-- start of INFORMATION GIVEN --
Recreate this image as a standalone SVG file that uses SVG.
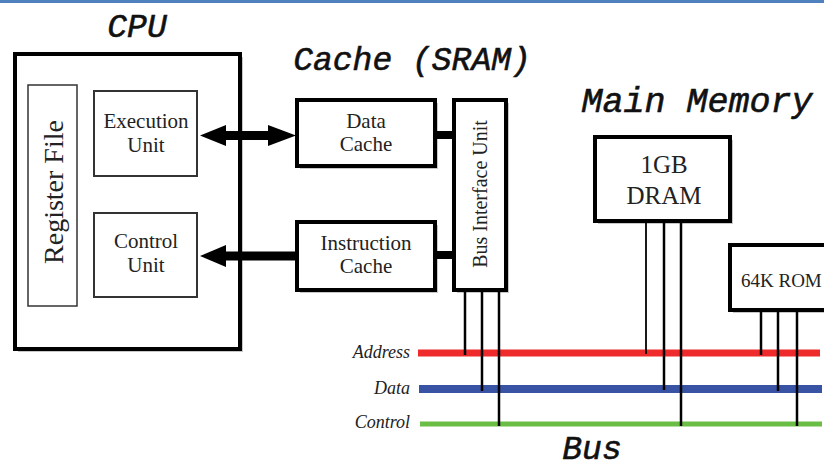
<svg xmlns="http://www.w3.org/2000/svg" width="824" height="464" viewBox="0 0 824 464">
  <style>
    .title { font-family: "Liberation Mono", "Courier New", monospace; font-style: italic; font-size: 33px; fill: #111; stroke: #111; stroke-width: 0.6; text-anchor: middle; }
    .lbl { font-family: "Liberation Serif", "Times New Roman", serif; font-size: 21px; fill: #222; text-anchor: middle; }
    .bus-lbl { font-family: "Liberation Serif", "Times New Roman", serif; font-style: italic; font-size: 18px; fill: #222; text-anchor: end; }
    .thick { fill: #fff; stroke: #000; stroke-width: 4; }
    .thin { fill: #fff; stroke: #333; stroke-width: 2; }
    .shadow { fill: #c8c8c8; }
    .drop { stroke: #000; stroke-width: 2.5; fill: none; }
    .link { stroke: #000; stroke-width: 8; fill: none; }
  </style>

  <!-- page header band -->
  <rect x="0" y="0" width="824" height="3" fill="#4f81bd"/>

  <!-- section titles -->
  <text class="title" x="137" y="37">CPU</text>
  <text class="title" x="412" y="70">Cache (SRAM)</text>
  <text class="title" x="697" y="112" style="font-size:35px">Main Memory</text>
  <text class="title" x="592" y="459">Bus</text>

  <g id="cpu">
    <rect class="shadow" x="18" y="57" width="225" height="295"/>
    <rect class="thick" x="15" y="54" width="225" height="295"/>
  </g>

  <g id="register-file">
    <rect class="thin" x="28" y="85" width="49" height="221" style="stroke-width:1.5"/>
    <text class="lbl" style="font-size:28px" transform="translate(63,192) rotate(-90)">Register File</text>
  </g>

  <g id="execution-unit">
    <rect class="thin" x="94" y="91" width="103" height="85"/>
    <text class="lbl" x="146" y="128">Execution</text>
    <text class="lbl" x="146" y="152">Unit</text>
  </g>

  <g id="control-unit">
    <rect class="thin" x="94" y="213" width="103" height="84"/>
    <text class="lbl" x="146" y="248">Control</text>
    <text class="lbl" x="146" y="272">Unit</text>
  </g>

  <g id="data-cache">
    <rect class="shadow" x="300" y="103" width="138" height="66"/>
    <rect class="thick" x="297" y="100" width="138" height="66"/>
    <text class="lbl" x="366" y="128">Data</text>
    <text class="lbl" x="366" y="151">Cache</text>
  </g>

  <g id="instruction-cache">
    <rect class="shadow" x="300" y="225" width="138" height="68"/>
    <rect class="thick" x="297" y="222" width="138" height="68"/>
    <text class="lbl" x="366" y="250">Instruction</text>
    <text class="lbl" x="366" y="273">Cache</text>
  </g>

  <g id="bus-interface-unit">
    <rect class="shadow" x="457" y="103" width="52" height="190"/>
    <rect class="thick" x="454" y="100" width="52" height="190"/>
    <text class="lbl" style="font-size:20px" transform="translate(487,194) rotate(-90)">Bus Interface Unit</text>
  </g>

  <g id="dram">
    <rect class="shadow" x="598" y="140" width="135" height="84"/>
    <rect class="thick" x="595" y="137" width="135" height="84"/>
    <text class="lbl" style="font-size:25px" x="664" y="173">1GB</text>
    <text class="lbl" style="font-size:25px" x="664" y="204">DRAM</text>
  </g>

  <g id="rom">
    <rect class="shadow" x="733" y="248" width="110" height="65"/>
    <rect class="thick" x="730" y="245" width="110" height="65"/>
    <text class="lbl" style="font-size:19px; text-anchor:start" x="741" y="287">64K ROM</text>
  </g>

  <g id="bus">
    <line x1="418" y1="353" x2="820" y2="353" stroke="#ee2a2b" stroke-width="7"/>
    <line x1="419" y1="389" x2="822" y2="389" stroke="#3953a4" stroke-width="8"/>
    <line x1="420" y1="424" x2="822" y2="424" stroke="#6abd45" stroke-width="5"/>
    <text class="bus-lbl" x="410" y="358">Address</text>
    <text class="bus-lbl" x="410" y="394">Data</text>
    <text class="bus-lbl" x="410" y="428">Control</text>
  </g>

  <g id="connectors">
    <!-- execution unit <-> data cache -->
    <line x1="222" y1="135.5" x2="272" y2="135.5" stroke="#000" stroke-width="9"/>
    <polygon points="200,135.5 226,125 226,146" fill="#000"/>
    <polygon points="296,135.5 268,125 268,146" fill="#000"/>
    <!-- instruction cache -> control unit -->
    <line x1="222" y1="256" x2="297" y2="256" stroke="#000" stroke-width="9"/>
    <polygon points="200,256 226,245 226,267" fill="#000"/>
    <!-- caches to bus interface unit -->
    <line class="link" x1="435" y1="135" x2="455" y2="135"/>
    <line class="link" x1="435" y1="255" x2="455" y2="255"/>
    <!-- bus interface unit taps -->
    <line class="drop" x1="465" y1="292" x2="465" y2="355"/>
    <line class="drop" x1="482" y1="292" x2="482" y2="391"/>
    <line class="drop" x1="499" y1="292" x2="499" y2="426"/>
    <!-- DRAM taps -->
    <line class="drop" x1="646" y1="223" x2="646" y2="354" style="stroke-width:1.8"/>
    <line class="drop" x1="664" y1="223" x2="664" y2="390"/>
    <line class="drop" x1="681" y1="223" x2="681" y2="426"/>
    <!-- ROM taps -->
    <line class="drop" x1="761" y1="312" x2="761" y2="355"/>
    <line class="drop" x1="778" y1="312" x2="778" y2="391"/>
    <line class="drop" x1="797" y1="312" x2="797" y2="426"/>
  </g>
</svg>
-- end of INFORMATION GIVEN --
-- start of INFORMATION GIVEN --
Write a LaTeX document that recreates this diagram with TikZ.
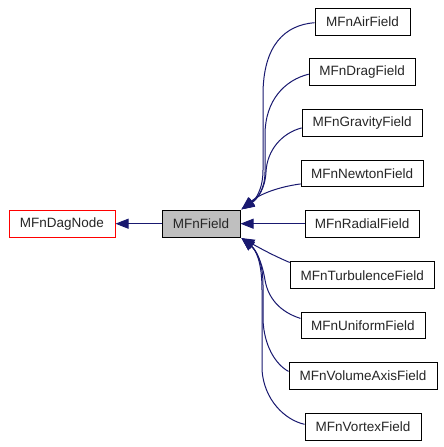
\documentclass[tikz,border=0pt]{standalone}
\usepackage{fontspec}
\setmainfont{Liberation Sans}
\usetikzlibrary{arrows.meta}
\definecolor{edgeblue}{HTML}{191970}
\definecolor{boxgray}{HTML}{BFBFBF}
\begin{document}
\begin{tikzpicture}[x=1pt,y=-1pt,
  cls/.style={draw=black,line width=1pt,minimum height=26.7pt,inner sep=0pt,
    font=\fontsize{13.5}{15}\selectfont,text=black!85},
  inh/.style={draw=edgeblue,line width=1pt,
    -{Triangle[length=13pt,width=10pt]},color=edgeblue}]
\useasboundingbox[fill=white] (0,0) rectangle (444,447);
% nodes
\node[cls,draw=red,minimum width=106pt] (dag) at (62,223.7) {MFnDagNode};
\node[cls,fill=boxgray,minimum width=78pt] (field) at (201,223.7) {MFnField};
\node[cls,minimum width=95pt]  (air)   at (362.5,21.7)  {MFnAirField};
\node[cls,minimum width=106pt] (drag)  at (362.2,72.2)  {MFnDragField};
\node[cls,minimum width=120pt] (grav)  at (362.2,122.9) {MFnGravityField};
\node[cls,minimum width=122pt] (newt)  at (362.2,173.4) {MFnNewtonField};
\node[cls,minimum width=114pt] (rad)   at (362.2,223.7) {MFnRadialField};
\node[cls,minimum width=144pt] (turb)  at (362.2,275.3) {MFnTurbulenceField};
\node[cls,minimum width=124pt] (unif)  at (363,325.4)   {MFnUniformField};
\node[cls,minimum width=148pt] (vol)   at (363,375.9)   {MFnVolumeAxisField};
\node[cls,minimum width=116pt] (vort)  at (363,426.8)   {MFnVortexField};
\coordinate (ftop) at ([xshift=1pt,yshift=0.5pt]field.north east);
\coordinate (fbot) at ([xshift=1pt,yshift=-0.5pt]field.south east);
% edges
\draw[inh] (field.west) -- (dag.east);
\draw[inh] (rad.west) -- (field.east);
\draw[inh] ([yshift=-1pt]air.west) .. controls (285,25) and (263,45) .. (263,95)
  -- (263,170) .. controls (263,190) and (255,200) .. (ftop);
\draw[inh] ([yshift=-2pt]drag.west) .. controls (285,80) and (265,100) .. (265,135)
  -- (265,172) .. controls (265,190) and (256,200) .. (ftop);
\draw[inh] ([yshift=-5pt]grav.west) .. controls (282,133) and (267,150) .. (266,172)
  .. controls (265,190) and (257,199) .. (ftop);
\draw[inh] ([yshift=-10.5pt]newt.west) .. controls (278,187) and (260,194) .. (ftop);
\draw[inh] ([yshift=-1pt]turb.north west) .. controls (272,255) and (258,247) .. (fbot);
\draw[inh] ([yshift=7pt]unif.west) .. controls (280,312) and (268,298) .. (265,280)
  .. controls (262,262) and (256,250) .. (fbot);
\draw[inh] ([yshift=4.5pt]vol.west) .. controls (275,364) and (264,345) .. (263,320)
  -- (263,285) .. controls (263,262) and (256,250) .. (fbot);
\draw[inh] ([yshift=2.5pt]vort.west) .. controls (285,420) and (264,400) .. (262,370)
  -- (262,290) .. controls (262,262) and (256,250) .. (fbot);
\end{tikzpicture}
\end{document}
-- end of INFORMATION GIVEN --
-- start of INFORMATION GIVEN --
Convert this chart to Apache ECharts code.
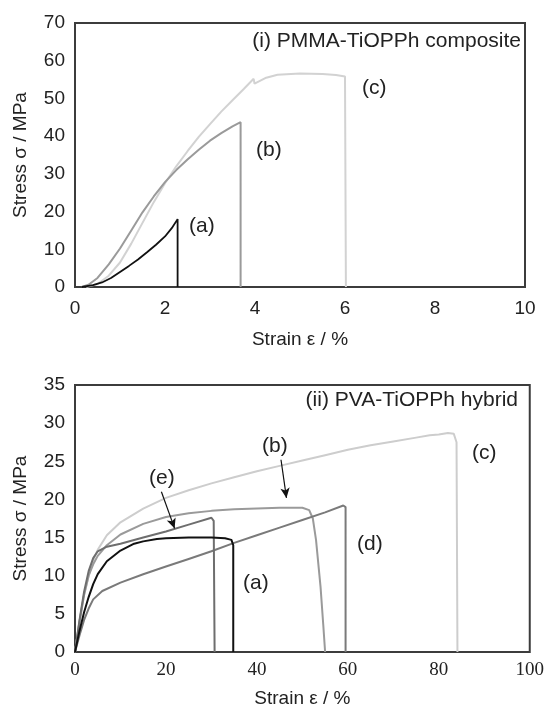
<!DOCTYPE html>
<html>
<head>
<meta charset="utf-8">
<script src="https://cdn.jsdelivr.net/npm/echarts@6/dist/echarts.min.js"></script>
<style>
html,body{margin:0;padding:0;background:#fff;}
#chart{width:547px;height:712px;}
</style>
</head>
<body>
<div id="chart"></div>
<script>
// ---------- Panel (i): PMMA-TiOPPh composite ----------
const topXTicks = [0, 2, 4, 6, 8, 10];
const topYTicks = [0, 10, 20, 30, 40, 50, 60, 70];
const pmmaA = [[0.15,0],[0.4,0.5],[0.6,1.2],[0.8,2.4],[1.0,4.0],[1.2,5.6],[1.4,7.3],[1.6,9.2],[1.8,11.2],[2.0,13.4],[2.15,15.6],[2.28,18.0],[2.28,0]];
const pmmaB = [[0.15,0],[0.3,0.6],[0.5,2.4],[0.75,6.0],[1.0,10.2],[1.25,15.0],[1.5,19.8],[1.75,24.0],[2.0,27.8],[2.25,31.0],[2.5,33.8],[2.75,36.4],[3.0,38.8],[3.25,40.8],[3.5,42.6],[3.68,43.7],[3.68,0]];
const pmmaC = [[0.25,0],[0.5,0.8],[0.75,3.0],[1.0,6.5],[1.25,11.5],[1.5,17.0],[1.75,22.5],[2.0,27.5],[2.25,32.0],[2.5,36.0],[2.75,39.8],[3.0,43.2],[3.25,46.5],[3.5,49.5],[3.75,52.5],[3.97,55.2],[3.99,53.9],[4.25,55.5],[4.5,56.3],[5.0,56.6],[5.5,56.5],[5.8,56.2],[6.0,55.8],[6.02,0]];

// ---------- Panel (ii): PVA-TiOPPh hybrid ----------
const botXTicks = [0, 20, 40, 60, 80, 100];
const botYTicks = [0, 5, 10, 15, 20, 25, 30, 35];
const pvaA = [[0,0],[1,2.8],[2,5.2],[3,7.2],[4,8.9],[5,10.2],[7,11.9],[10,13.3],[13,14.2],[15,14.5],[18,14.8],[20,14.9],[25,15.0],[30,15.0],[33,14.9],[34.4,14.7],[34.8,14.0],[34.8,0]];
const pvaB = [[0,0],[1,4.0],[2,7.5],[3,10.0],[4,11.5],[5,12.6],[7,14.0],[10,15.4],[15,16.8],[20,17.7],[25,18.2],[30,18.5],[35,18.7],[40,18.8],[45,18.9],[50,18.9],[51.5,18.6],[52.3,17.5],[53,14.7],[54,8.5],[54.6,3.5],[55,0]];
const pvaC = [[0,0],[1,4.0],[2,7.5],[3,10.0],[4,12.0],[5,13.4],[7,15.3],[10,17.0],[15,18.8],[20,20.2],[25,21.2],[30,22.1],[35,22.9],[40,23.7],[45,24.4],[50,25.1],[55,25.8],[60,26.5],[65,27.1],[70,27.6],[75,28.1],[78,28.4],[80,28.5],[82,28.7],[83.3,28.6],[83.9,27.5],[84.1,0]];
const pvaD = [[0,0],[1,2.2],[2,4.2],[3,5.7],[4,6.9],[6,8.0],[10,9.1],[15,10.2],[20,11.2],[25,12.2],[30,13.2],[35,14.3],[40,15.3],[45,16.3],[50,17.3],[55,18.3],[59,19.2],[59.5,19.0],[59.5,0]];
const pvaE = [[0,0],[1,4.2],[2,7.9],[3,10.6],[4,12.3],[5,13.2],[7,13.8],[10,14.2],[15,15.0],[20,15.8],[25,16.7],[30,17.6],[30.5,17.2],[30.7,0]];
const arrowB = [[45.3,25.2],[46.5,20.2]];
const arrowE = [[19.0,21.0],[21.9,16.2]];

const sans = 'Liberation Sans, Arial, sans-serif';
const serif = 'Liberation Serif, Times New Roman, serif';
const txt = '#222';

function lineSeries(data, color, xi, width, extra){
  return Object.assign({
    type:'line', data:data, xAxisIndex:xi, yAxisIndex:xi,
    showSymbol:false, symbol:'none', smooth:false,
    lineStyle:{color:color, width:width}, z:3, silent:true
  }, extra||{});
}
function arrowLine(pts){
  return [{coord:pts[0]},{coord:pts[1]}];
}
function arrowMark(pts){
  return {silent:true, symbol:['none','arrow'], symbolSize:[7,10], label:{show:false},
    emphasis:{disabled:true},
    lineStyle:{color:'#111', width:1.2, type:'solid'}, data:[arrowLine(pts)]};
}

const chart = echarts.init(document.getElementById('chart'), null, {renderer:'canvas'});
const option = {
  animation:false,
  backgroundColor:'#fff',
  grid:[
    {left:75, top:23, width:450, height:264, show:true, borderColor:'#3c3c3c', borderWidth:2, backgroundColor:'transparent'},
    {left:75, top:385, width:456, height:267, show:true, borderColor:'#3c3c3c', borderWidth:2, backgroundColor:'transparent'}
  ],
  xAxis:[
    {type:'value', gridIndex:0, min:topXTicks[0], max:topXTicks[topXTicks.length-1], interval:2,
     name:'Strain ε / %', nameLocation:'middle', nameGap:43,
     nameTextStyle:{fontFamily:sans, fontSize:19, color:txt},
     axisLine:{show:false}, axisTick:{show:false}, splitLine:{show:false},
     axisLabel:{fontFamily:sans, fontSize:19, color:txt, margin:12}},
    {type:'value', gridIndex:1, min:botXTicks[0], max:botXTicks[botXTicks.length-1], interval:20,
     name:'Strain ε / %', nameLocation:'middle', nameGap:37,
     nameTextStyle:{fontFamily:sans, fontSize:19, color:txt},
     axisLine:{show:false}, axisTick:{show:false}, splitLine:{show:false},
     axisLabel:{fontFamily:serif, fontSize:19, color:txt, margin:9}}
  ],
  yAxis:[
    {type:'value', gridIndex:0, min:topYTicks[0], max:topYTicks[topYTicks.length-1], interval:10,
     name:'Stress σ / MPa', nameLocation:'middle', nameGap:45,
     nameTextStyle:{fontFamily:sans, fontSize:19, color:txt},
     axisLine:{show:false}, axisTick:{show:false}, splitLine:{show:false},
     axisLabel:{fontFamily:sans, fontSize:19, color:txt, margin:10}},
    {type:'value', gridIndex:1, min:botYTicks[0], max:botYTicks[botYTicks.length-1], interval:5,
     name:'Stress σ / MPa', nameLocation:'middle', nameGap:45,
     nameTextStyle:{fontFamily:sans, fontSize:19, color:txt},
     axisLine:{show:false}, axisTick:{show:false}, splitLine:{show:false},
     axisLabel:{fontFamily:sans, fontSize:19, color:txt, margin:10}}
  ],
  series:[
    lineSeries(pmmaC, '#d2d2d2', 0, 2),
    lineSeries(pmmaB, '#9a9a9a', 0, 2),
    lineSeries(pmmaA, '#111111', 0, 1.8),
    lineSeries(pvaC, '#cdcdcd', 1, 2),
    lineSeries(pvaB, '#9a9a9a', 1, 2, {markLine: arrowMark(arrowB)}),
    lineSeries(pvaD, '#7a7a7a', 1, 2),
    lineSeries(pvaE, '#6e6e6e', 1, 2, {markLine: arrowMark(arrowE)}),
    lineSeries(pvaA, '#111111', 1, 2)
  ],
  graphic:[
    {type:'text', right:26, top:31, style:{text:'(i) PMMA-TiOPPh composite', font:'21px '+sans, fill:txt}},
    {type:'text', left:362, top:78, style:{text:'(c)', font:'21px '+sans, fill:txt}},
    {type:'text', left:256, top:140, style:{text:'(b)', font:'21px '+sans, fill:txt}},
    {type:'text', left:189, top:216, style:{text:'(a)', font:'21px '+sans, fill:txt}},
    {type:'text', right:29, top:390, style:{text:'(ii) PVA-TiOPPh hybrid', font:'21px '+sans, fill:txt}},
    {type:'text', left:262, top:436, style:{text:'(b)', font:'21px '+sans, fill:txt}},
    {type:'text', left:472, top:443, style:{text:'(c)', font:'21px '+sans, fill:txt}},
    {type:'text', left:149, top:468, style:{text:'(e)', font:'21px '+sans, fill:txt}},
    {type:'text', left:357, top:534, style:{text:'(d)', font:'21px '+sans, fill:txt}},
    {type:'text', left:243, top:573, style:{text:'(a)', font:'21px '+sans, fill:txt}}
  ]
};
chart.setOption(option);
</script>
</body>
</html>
-- end of INFORMATION GIVEN --
Where a line holds the string "this", copy that line.

TASK ANSWER |
Recreate this image as a standalone SVG file that uses SVG.
Write a LaTeX document that recreates this diagram with TikZ.
Convert this chart to Apache ECharts code.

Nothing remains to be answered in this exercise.